After the display in Piazzale Loreto, U.S. forces moved the bodies to a mortuary. Mussolini was buried in an unmarked grave in the Musocco cemetery to prevent a shrine.
On April 21, 1946, a young fascist, Domenico Leccisi, and two others stole the body. For 16 weeks, it was hidden in several places, including a villa, a monastery, and a convent. In August, the body-missing a leg-was found at the Certosa di Pavia monastery. Authorities then hid it for 11 years in a Capuchin monastery in Cerro Maggiore, keeping the location secret even from his family.
In May 1957, Prime Minister Adone Zoli agreed to re-inter the remains. On September 1, 1957, Mussolini was buried in the family crypt in Predappio. His tomb, marked with fascist symbols, later drew neo-fascist visitors and rallies, keeping debate about his legacy alive.
What Was the Impact of Mussolini’s Rule on Italy?
Mussolini’s 20-year rule left a deep and disputed legacy. His push for empire, his harsh repression, and his alliance with Nazi Germany brought upheaval, war, and suffering. The effects did not end in 1945; they shaped Italy’s postwar politics and its long debate over memory and identity.
Arguments over his record, his end, and how to remember him continue to affect Italian politics and culture.
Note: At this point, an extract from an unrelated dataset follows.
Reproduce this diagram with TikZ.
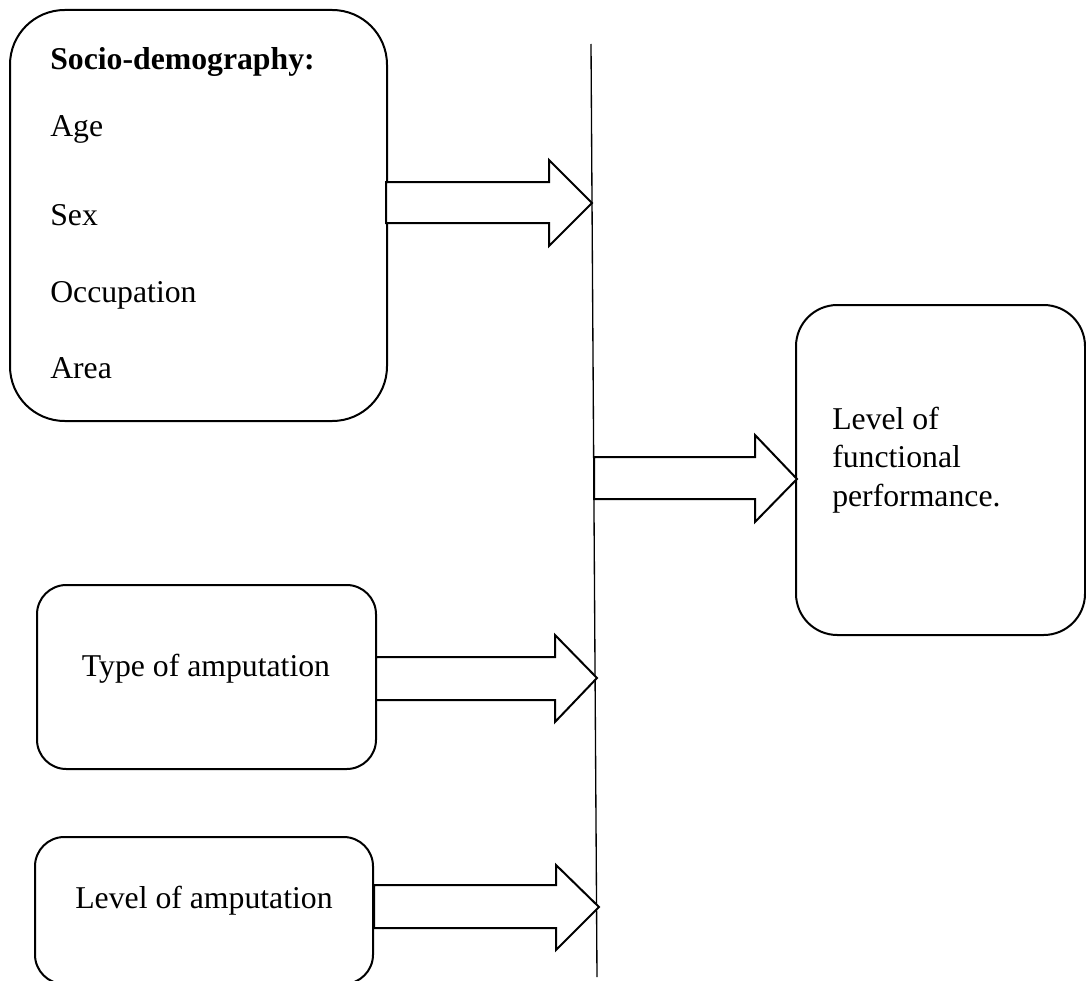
\documentclass[tikz,border=0pt]{standalone}
\usepackage{fontspec}
\setmainfont{Liberation Serif}
\usetikzlibrary{fit}
\begin{document}
\begin{tikzpicture}[x=0.75pt,y=-0.75pt,
  rbox/.style={draw,line width=1.5pt,inner sep=0pt},
  txt/.style={inner sep=0pt,anchor=base west,font=\fontsize{23.8pt}{28pt}\selectfont},
  ctxt/.style={inner sep=0pt,anchor=base,font=\fontsize{23.8pt}{28pt}\selectfont},
  barrow/.style={draw,line width=1.5pt,line join=miter,fill=white}]
\path[use as bounding box,clip] (0,0) rectangle (1086,981);
% boxes
\node[rbox,rounded corners=41pt,fit={(10,10)(387,421)}] (soc) {};
\node[rbox,rounded corners=31pt,fit={(796,305)(1085,635)}] (out) {};
\node[rbox,rounded corners=22pt,fit={(37,585)(376,769)}] (type) {};
\node[rbox,rounded corners=22pt,fit={(35,837)(373,984)}] (lvl) {};
% texts
\node[txt,font=\fontsize{23.8pt}{28pt}\selectfont\bfseries] (t0) at (50,70) {Socio-demography:};
\node[txt] (t1) at (50,137) {Age};
\node[txt] (t2) at (50,225) {Sex};
\node[txt] (t3) at (50,302) {Occupation};
\node[txt] (t4) at (50,378) {Area};
\node[txt] (o1) at (832,429) {Level of};
\node[txt] (o2) at (832,467.5) {functional};
\node[txt] (o3) at (832,506) {performance.};
\node[ctxt] (tt) at (206,676) {Type of amputation};
\node[ctxt] (lt) at (204,908) {Level of amputation};
% vertical bar
\coordinate (bartop) at (591,44);
\coordinate (barbot) at (597,977);
\draw[line width=1pt] (bartop) -- (barbot);
% block arrows
\draw[barrow] (386,182) -- (549,182) -- (549,160) -- (592,203) -- (549,246) -- (549,223) -- (386,223) -- cycle;
\draw[barrow] (376,657) -- (555,657) -- (555,635) -- (597,678) -- (555,722) -- (555,700) -- (376,700) -- cycle;
\draw[barrow] (374,885) -- (556,885) -- (556,865) -- (599,907) -- (556,950) -- (556,928) -- (374,928) -- cycle;
\draw[barrow] (594,457) -- (755,457) -- (755,435) -- (797,479) -- (755,522) -- (755,499) -- (594,499) -- cycle;
\end{tikzpicture}
\end{document}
How did Mussolini’s legacy influence post-war Italian politics?
After the war, the Constitution banned the National Fascist Party, but new groups picked up parts of its ideology. The Italian Social Movement (MSI) became the main neo-fascist party for decades.
Some offshoots later tried to soften their image and moved into conservative politics, such as the National Alliance. Even so, Italy still struggles with how to face its fascist past. Some of Mussolini’s descendants, including Alessandra Mussolini and Caio Giulio Cesare Mussolini, have been active in right-wing politics, keeping the debate alive.
What controversies and debates surround Mussolini’s death?
Inside Italy, the story of Mussolini’s death has sparked disputes since the late 1940s. While Audisio’s account is widely accepted abroad, many in Italy have questioned it.
Multiple versions exist. Some say Mussolini and Petacci were killed earlier near the De Maria farmhouse and that the scene at Giulino di Mezzegra was staged with their bodies. Others claim different shooters, including prominent communists like Luigi Longo and Sandro Pertini. The “British hypothesis” blames the SOE and even hints at orders from Winston Churchill to recover secret papers Mussolini supposedly carried. Evidence for these claims is weak, but the persistence of these stories shows how hard it has been for Italy to settle on a single account of this key event.
How is Mussolini remembered in Italy today?
Memories of Mussolini are split. Most Italians reject his dictatorship, his racial laws, and his alliance with Hitler. But a small, vocal minority praises parts of his record.
His tomb in Predappio draws neo-fascist visitors who gather on anniversaries and sign registers with messages of support. Polls as recent as 2018 showed a notable minority expressing a “positive or very positive” view of Mussolini. The involvement of his family in modern right-wing politics keeps the topic in public debate, and the question of how to remember fascism remains unsettled in Italy.